== DATASET SECTION ==
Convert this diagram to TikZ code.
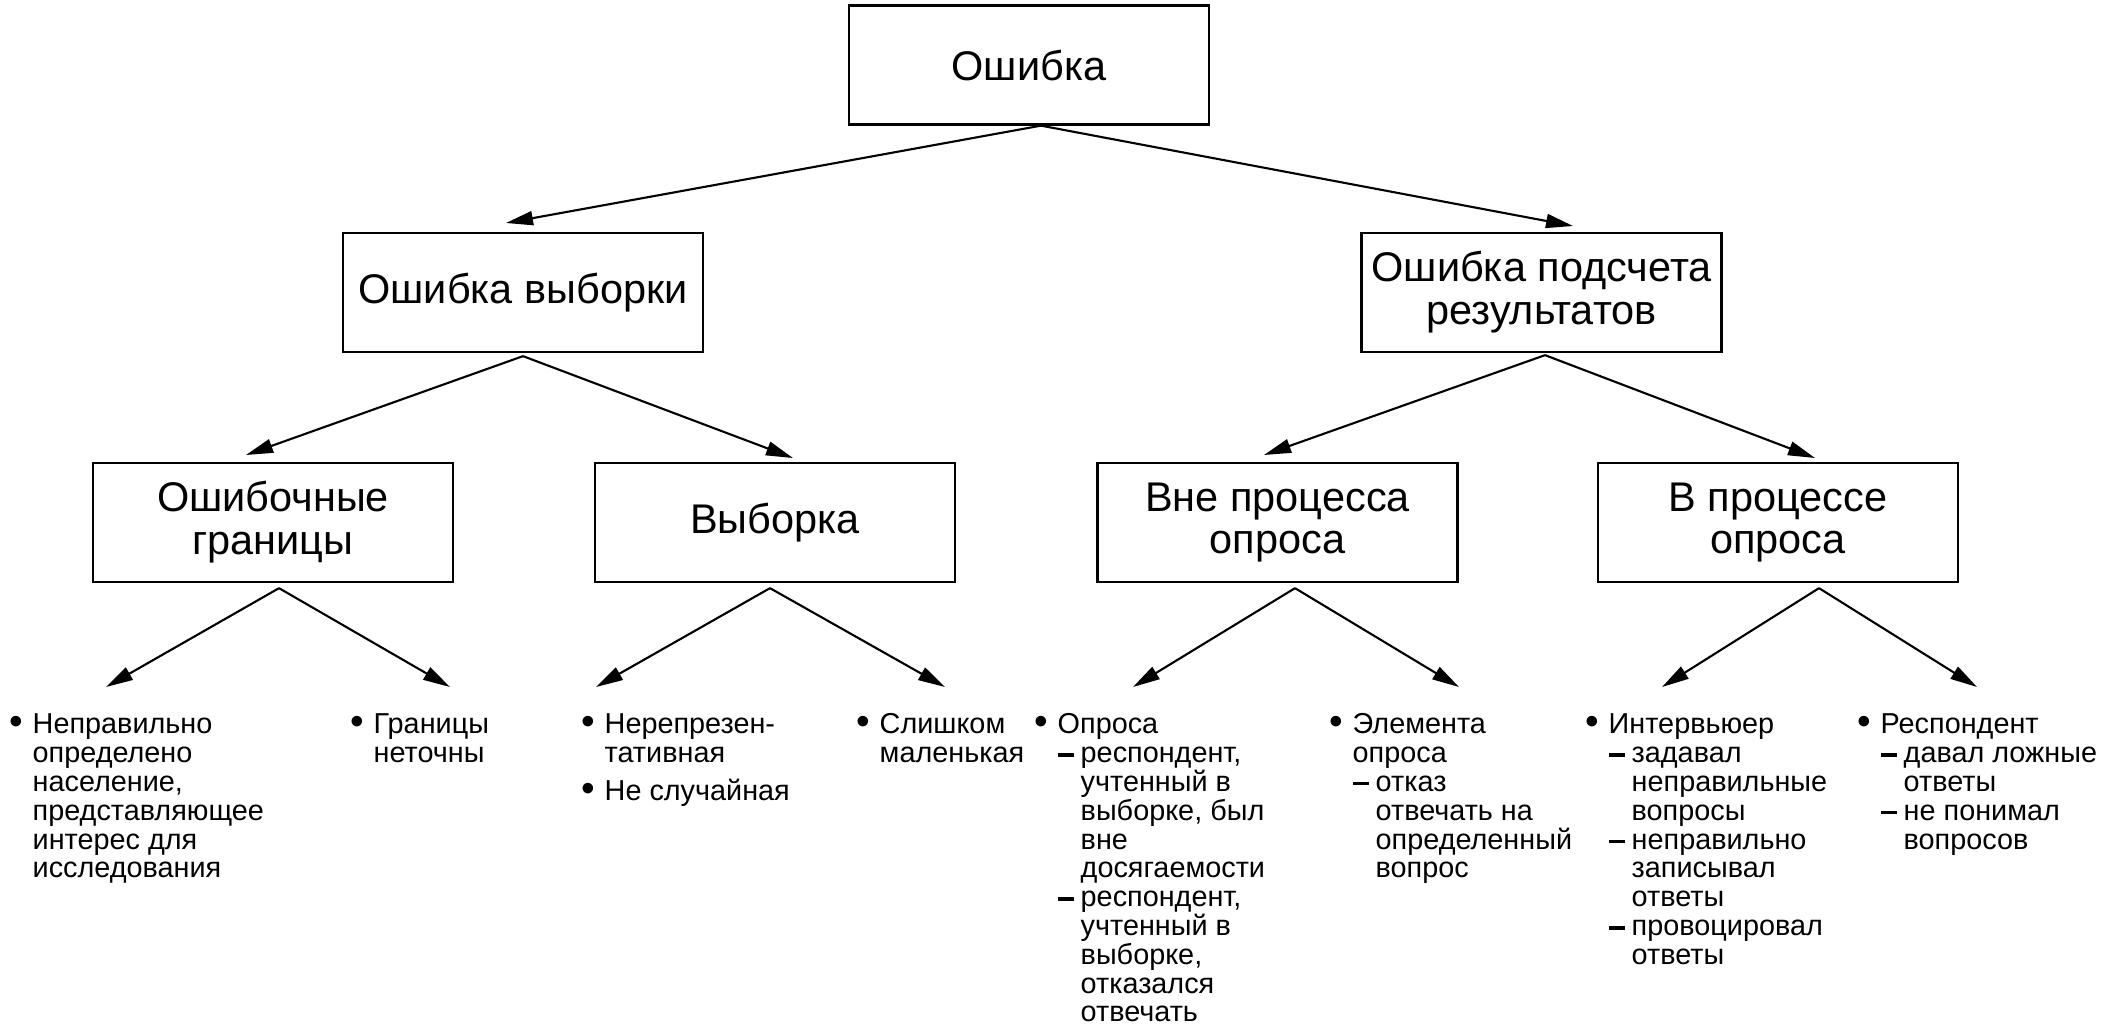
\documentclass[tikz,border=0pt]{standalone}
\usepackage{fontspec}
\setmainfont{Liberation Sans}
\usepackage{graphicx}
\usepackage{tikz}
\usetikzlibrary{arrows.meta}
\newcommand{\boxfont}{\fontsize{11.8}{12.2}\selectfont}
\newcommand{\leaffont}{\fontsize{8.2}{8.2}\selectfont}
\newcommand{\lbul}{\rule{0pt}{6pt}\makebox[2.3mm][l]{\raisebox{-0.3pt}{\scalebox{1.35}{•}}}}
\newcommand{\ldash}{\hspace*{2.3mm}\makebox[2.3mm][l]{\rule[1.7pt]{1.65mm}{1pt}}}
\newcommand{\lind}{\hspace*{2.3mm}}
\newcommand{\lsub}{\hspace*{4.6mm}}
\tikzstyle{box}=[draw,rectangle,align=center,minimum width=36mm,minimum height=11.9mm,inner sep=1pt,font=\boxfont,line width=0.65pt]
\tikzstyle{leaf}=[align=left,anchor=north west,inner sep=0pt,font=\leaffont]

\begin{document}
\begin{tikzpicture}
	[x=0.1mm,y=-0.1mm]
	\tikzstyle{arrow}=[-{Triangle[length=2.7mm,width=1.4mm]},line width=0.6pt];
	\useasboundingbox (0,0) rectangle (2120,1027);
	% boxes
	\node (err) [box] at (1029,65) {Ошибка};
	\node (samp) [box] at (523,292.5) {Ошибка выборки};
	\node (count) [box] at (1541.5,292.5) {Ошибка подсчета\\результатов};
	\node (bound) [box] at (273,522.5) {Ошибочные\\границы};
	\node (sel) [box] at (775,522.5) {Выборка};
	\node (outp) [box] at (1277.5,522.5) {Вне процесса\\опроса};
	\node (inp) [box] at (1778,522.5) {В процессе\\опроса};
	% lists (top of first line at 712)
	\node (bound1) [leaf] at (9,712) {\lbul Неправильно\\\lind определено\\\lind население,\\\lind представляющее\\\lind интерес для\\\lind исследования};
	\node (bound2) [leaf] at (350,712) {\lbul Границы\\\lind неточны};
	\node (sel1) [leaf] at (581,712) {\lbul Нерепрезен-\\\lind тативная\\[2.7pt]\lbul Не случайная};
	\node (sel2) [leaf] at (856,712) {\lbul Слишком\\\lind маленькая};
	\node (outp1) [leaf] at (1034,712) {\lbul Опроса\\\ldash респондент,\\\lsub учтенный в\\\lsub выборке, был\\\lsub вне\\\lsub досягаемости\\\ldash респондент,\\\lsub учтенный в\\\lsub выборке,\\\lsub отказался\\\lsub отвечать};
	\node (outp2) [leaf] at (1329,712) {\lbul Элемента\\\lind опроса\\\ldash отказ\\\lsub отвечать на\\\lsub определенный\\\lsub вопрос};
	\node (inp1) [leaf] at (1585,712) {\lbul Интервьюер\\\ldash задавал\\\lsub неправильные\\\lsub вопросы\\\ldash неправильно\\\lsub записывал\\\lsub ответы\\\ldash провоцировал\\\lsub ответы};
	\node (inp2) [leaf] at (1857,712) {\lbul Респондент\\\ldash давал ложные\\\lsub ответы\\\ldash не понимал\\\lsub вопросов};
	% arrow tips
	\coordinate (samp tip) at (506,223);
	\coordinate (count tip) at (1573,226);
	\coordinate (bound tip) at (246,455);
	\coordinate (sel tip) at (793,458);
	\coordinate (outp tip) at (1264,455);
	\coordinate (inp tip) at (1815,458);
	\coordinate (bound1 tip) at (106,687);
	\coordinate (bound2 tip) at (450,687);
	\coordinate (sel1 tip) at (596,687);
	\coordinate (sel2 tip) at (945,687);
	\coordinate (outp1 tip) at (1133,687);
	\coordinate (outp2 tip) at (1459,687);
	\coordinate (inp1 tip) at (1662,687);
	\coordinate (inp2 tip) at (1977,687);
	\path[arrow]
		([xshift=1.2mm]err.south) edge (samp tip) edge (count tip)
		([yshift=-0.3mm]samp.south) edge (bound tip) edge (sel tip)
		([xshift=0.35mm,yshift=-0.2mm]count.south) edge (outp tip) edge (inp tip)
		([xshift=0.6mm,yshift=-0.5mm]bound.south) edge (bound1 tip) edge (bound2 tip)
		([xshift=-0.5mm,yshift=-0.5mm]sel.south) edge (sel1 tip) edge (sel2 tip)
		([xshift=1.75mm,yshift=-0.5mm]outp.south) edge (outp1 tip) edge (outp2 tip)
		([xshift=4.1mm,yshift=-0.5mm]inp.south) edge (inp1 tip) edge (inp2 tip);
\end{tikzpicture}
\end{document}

== EXERCISE ==
Print the complete listing exactly, apart from any pictures.

== RESPONSE ==
Convert this diagram to TikZ code.
\documentclass[tikz,border=0pt]{standalone}
\usepackage{fontspec}
\setmainfont{Liberation Sans}
\usepackage{graphicx}
\usepackage{tikz}
\usetikzlibrary{arrows.meta}
\newcommand{\boxfont}{\fontsize{11.8}{12.2}\selectfont}
\newcommand{\leaffont}{\fontsize{8.2}{8.2}\selectfont}
\newcommand{\lbul}{\rule{0pt}{6pt}\makebox[2.3mm][l]{\raisebox{-0.3pt}{\scalebox{1.35}{•}}}}
\newcommand{\ldash}{\hspace*{2.3mm}\makebox[2.3mm][l]{\rule[1.7pt]{1.65mm}{1pt}}}
\newcommand{\lind}{\hspace*{2.3mm}}
\newcommand{\lsub}{\hspace*{4.6mm}}
\tikzstyle{box}=[draw,rectangle,align=center,minimum width=36mm,minimum height=11.9mm,inner sep=1pt,font=\boxfont,line width=0.65pt]
\tikzstyle{leaf}=[align=left,anchor=north west,inner sep=0pt,font=\leaffont]

\begin{document}
\begin{tikzpicture}
	[x=0.1mm,y=-0.1mm]
	\tikzstyle{arrow}=[-{Triangle[length=2.7mm,width=1.4mm]},line width=0.6pt];
	\useasboundingbox (0,0) rectangle (2120,1027);
	% boxes
	\node (err) [box] at (1029,65) {Ошибка};
	\node (samp) [box] at (523,292.5) {Ошибка выборки};
	\node (count) [box] at (1541.5,292.5) {Ошибка подсчета\\результатов};
	\node (bound) [box] at (273,522.5) {Ошибочные\\границы};
	\node (sel) [box] at (775,522.5) {Выборка};
	\node (outp) [box] at (1277.5,522.5) {Вне процесса\\опроса};
	\node (inp) [box] at (1778,522.5) {В процессе\\опроса};
	% lists (top of first line at 712)
	\node (bound1) [leaf] at (9,712) {\lbul Неправильно\\\lind определено\\\lind население,\\\lind представляющее\\\lind интерес для\\\lind исследования};
	\node (bound2) [leaf] at (350,712) {\lbul Границы\\\lind неточны};
	\node (sel1) [leaf] at (581,712) {\lbul Нерепрезен-\\\lind тативная\\[2.7pt]\lbul Не случайная};
	\node (sel2) [leaf] at (856,712) {\lbul Слишком\\\lind маленькая};
	\node (outp1) [leaf] at (1034,712) {\lbul Опроса\\\ldash респондент,\\\lsub учтенный в\\\lsub выборке, был\\\lsub вне\\\lsub досягаемости\\\ldash респондент,\\\lsub учтенный в\\\lsub выборке,\\\lsub отказался\\\lsub отвечать};
	\node (outp2) [leaf] at (1329,712) {\lbul Элемента\\\lind опроса\\\ldash отказ\\\lsub отвечать на\\\lsub определенный\\\lsub вопрос};
	\node (inp1) [leaf] at (1585,712) {\lbul Интервьюер\\\ldash задавал\\\lsub неправильные\\\lsub вопросы\\\ldash неправильно\\\lsub записывал\\\lsub ответы\\\ldash провоцировал\\\lsub ответы};
	\node (inp2) [leaf] at (1857,712) {\lbul Респондент\\\ldash давал ложные\\\lsub ответы\\\ldash не понимал\\\lsub вопросов};
	% arrow tips
	\coordinate (samp tip) at (506,223);
	\coordinate (count tip) at (1573,226);
	\coordinate (bound tip) at (246,455);
	\coordinate (sel tip) at (793,458);
	\coordinate (outp tip) at (1264,455);
	\coordinate (inp tip) at (1815,458);
	\coordinate (bound1 tip) at (106,687);
	\coordinate (bound2 tip) at (450,687);
	\coordinate (sel1 tip) at (596,687);
	\coordinate (sel2 tip) at (945,687);
	\coordinate (outp1 tip) at (1133,687);
	\coordinate (outp2 tip) at (1459,687);
	\coordinate (inp1 tip) at (1662,687);
	\coordinate (inp2 tip) at (1977,687);
	\path[arrow]
		([xshift=1.2mm]err.south) edge (samp tip) edge (count tip)
		([yshift=-0.3mm]samp.south) edge (bound tip) edge (sel tip)
		([xshift=0.35mm,yshift=-0.2mm]count.south) edge (outp tip) edge (inp tip)
		([xshift=0.6mm,yshift=-0.5mm]bound.south) edge (bound1 tip) edge (bound2 tip)
		([xshift=-0.5mm,yshift=-0.5mm]sel.south) edge (sel1 tip) edge (sel2 tip)
		([xshift=1.75mm,yshift=-0.5mm]outp.south) edge (outp1 tip) edge (outp2 tip)
		([xshift=4.1mm,yshift=-0.5mm]inp.south) edge (inp1 tip) edge (inp2 tip);
\end{tikzpicture}
\end{document}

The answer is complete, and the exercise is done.